> _Problem requirements_
Starting at the first line of the listing below, repeat each line up to and including the one containing "1.686, 1.699, 1.745, 1.749, 1.771]". Leave out pictures.

> _Given data_
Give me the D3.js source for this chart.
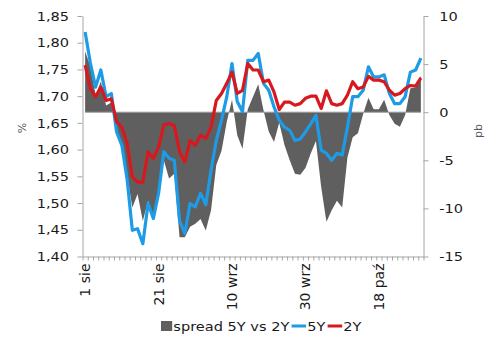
<!DOCTYPE html>
<html>
<head>
<meta charset="utf-8">
<script src="https://cdn.jsdelivr.net/npm/d3@7"></script>
<style>
  body { margin: 0; background: #fff; }
  text { font-family: "DejaVu Sans", Verdana, sans-serif; }
</style>
</head>
<body>
<div id="chart"></div>
<script>
// daily values, 1 sie .. end of paz (business days)
const fiveY = [1.82, 1.762, 1.717, 1.749, 1.699, 1.705, 1.633, 1.608, 1.545, 1.449,
  1.452, 1.424, 1.499, 1.471, 1.518, 1.596, 1.584, 1.58, 1.467, 1.443,
  1.499, 1.493, 1.518, 1.497, 1.561, 1.617, 1.655, 1.699, 1.761, 1.69,
  1.671, 1.767, 1.767, 1.78, 1.724, 1.711, 1.68, 1.655, 1.642, 1.636,
  1.617, 1.62, 1.633, 1.648, 1.664, 1.599, 1.593, 1.58, 1.593, 1.59,
  1.642, 1.699, 1.699, 1.711, 1.755, 1.736, 1.736, 1.74, 1.705, 1.686,
  1.686, 1.699, 1.745, 1.749, 1.771]

const twoY = [1.758, 1.714, 1.699, 1.717, 1.692, 1.695, 1.652, 1.642, 1.612, 1.549,
  1.539, 1.539, 1.596, 1.583, 1.605, 1.646, 1.649, 1.645, 1.596, 1.577,
  1.617, 1.608, 1.627, 1.621, 1.642, 1.692, 1.705, 1.724, 1.745, 1.705,
  1.711, 1.761, 1.749, 1.749, 1.727, 1.73, 1.708, 1.675, 1.689, 1.689,
  1.683, 1.686, 1.696, 1.70, 1.70, 1.677, 1.71, 1.686, 1.683, 1.686,
  1.702, 1.727, 1.714, 1.717, 1.737, 1.73, 1.73, 1.727, 1.711, 1.702,
  1.705, 1.714, 1.72, 1.719, 1.734]

const spread = [6.3, 4.8, 1.8, 3.2, 0.7, 1.0, -2.0, -3.3, -6.5, -9.9,
  -8.5, -11.3, -9.2, -10.9, -8.8, -5.0, -6.9, -6.4, -13.0, -13.0,
  -11.9, -11.6, -11.1, -12.3, -10.2, -5.5, -4.0, -1.0, 1.3, -2.4,
  -3.8, 0.3, 1.6, 2.9, 0.2, -2.0, -3.1, -1.1, -3.4, -5.0,
  -6.4, -6.5, -5.8, -4.3, -3.0, -7.8, -11.4, -10.2, -9.2, -9.9,
  -4.7, -2.6, -2.2, -0.2, 1.5, 0.3, 0.3, 1.3, -0.3, -1.2,
  -1.5, -0.3, 2.5, 2.6, 3.8]

const tickIdx = [0, 14, 28, 42, 56]
const tickLabels = ['1 sie', '21 sie', '10 wrz', '30 wrz', '18 paź']
const leftTicks = [1.40, 1.45, 1.50, 1.55, 1.60, 1.65, 1.70, 1.75, 1.80, 1.85]
const rightTicks = [-15, -10, -5, 0, 5, 10]

const width = 494
const height = 337
const plotLeft = 82.5
const plotRight = 423.5
const plotTop = 16
const plotBottom = 256.5
const n = fiveY.length
const stretch = 1.12 // the source text is a bit wider than it is tall

const axisColor = '#a6a6a6'
const textColor = '#1a1a1a'

const svg = d3.select('#chart')
  .append('svg')
  .attr('width', width)
  .attr('height', height)

const x = d3.scaleLinear().domain([0, n]).range([plotLeft, plotRight])
const cx = i => x(i + 0.5)
const yL = d3.scaleLinear().domain([1.40, 1.85]).range([plotBottom, plotTop])
const yR = d3.scaleLinear().domain([-15, 10]).range([plotBottom, plotTop])

// spread area
const area = d3.area()
  .x((d, i) => cx(i))
  .y0(yR(0))
  .y1(d => yR(d))

svg.append('path')
  .datum(spread)
  .attr('d', area)
  .attr('fill', '#5f5f5f')

svg.append('line')
  .attr('x1', cx(0)).attr('x2', cx(n - 1))
  .attr('y1', yR(0)).attr('y2', yR(0))
  .attr('stroke', '#9a9a9a')
  .attr('stroke-width', 1)

const line = d3.line()
  .x((d, i) => cx(i))
  .y(d => yL(d))

svg.append('path')
  .datum(fiveY)
  .attr('d', line)
  .attr('fill', 'none')
  .attr('stroke', '#1e9be6')
  .attr('stroke-width', 3.2)
  .attr('stroke-linejoin', 'round')

svg.append('path')
  .datum(twoY)
  .attr('d', line)
  .attr('fill', 'none')
  .attr('stroke', '#d7191f')
  .attr('stroke-width', 3.2)
  .attr('stroke-linejoin', 'round')

// axes
function styleAxis (g) {
  g.select('.domain').attr('stroke', axisColor)
  g.selectAll('.tick line').attr('stroke', axisColor)
  g.selectAll('.tick text')
    .attr('fill', textColor)
    .attr('transform', `scale(${stretch},1)`)
    .style('font-family', '"DejaVu Sans", Verdana, sans-serif')
    .style('font-size', '13px')
}

svg.append('g')
  .attr('transform', `translate(${plotLeft},0)`)
  .call(d3.axisLeft(yL).tickValues(leftTicks).tickSize(5).tickSizeOuter(0)
    .tickPadding(7).tickFormat(d => d3.format('.2f')(d).replace('.', ',')))
  .call(styleAxis)

svg.append('g')
  .attr('transform', `translate(${plotRight},0)`)
  .call(d3.axisRight(yR).tickValues(rightTicks).tickSize(5).tickSizeOuter(0)
    .tickPadding(9))
  .call(styleAxis)
  .selectAll('.tick text').text(d => d < 0 ? '-' + Math.abs(d) : d)

svg.append('g')
  .attr('transform', `translate(0,${plotBottom})`)
  .call(d3.axisBottom(x).tickValues(d3.range(n + 1)).tickSize(4).tickSizeOuter(0).tickFormat(''))
  .call(styleAxis)

svg.append('g')
  .selectAll('text')
  .data(tickIdx)
  .join('text')
  .attr('transform', d => `translate(${cx(d) + 5},${plotBottom + 7}) rotate(-90)`)
  .attr('text-anchor', 'end')
  .attr('fill', textColor)
  .style('font-size', '14px')
  .text((d, i) => tickLabels[i])

svg.append('text')
  .attr('transform', 'translate(26,128) rotate(-90)')
  .attr('text-anchor', 'middle')
  .attr('fill', '#595959')
  .style('font-size', '11px')
  .text('%')

svg.append('text')
  .attr('transform', 'translate(482,131) rotate(-90)')
  .attr('text-anchor', 'middle')
  .attr('fill', '#595959')
  .style('font-size', '11px')
  .text('pb')

// legend
const legend = svg.append('g').attr('transform', `translate(161,326) scale(${stretch},1)`)
let lx = 0
legend.append('rect')
  .attr('x', lx).attr('y', -5).attr('width', 10).attr('height', 10)
  .attr('fill', '#5f5f5f')
lx += 11
const items = [
  { label: 'spread 5Y vs 2Y' },
  { label: '5Y', color: '#1e9be6' },
  { label: '2Y', color: '#d7191f' }
]
items.forEach(it => {
  if (it.color) {
    legend.append('line')
      .attr('x1', lx + 1).attr('x2', lx + 14)
      .attr('y1', 0).attr('y2', 0)
      .attr('stroke', it.color).attr('stroke-width', 3)
    lx += 15
  }
  const t = legend.append('text')
    .attr('x', lx).attr('y', 5)
    .attr('fill', textColor)
    .style('font-size', '13px')
    .text(it.label)
  lx += t.node().getComputedTextLength() + 1
})
</script>
</body>
</html>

> _Response to this task_
Give me the D3.js source for this chart.
<!DOCTYPE html>
<html>
<head>
<meta charset="utf-8">
<script src="https://cdn.jsdelivr.net/npm/d3@7"></script>
<style>
  body { margin: 0; background: #fff; }
  text { font-family: "DejaVu Sans", Verdana, sans-serif; }
</style>
</head>
<body>
<div id="chart"></div>
<script>
// daily values, 1 sie .. end of paz (business days)
const fiveY = [1.82, 1.762, 1.717, 1.749, 1.699, 1.705, 1.633, 1.608, 1.545, 1.449,
  1.452, 1.424, 1.499, 1.471, 1.518, 1.596, 1.584, 1.58, 1.467, 1.443,
  1.499, 1.493, 1.518, 1.497, 1.561, 1.617, 1.655, 1.699, 1.761, 1.69,
  1.671, 1.767, 1.767, 1.78, 1.724, 1.711, 1.68, 1.655, 1.642, 1.636,
  1.617, 1.62, 1.633, 1.648, 1.664, 1.599, 1.593, 1.58, 1.593, 1.59,
  1.642, 1.699, 1.699, 1.711, 1.755, 1.736, 1.736, 1.74, 1.705, 1.686,
  1.686, 1.699, 1.745, 1.749, 1.771]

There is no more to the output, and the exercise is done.